YouTube recommends an absolute minimum upload speed of between 1,500 and 4,000 KBps. This needs to be transmitted constantly, so it is obviously necessary to have a slightly higher speed than this. Realistically you will want a minimum upload speed of around 6,000KBps or 6MBps to stream consistently and reliably. Once your upload speed is high enough, YouTube will receive a consistent enough signal to host your live video without lag, frame drops, or crashing.

To check your internet upload speed, head over to Ookla and click go. 

Tip: Where streaming is concerned, only your upload speed is relevant. Your download speed represents the speed at which you can receive data from the internet to your system. Your upload speed is essentially recording how much data you can send. Be sure to check both speeds when taking out new internet contracts. 


5. Stay In One Place

In these days of IRL streaming, many creators want to stream on the go and move from one geographical area to another. This can be a recipe for interesting content and streams and connectivity disaster. 

As you move around, the strength of your internet connection waivers, meaning a varied quality and reliability on your stream. Streaming is all about attaining a reliable and consistent transfer of data to your chosen platform and so moving your streaming device dramatically during a stream can and will affect its quality. 

If possible, try to plan your stream well ahead of time so you can be in one place throughout and use the same internet access point.


6. Change The Video Privacy Setting To Public

It can happen that your scheduled stream’s privacy setting defaults to private. This would obviously mean nobody can see it except you. 

To check whether or not your stream is visible to everybody, go to your YouTube Live Dashboard. You will see the video’s privacy settings under the stream title. If it says anything other than Public, you will need to change the privacy setting.

Click on edit in the top right-hand corner and change the privacy setting to public. Your stream will now be viewable to everybody on YouTube once you go live. 


7. Close Background Applications

Streaming to YouTube, especially when gaming, can be extremely CPU and GPU-intensive, using a lot of your system’s resources and memory. When these resources are maxed out, it can lead to communication errors between your streaming software and the online platform. 


It’s always best to close any unnecessary applications while streaming to clear up plenty of CPU space. Remember to check background applications and software that might have been minimized to your taskbar. If you’re not using it for streaming, close it! 

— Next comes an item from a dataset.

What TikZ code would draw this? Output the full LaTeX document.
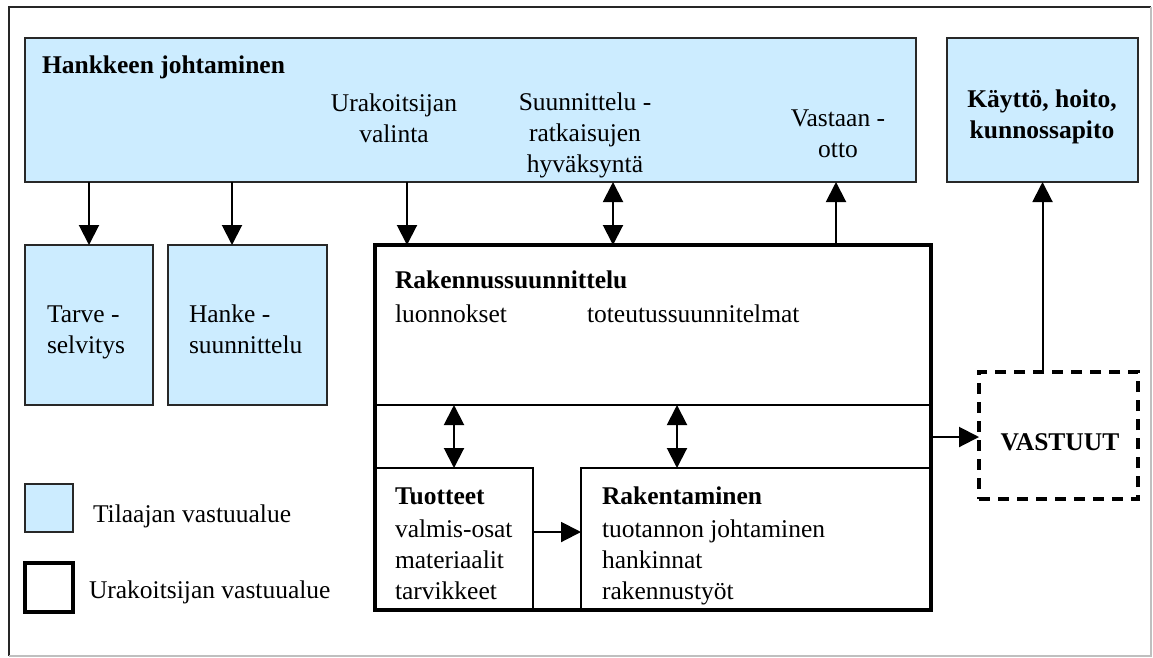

8. Change Your Stream Encoder

If you are putting too much stress on your CPU, changing your stream encoder to your GPU (or vice versa) could be worthwhile. To check how to change your default encoder or switch between the two, check out our article on ‘How To Fix Obs Encoding’ right here.


9. Check YouTube’s Status

Sometimes, when your Youtube Live stream is not working, the problem might not be with you at all. YouTube is not untouchable. It also has periods of downtime and serious crashes. It could well be that your stream is not going live due to the YouTube services being offline. 

To check whether or not YouTube is down, click here. If there is a large trend of reports and complaints about the previous few hours, likely, the service is down, and you will need to wait a short time for everything to resolve itself. 


In Conclusion

By now, you should have identified why your Youtube Live stream is not working and hopefully resolved it. Streaming can throw up quite a few issues at times, but they are always resolvable in one way or another. Using the above tips and tricks, you should now be well on your way to reliable and consistent streams.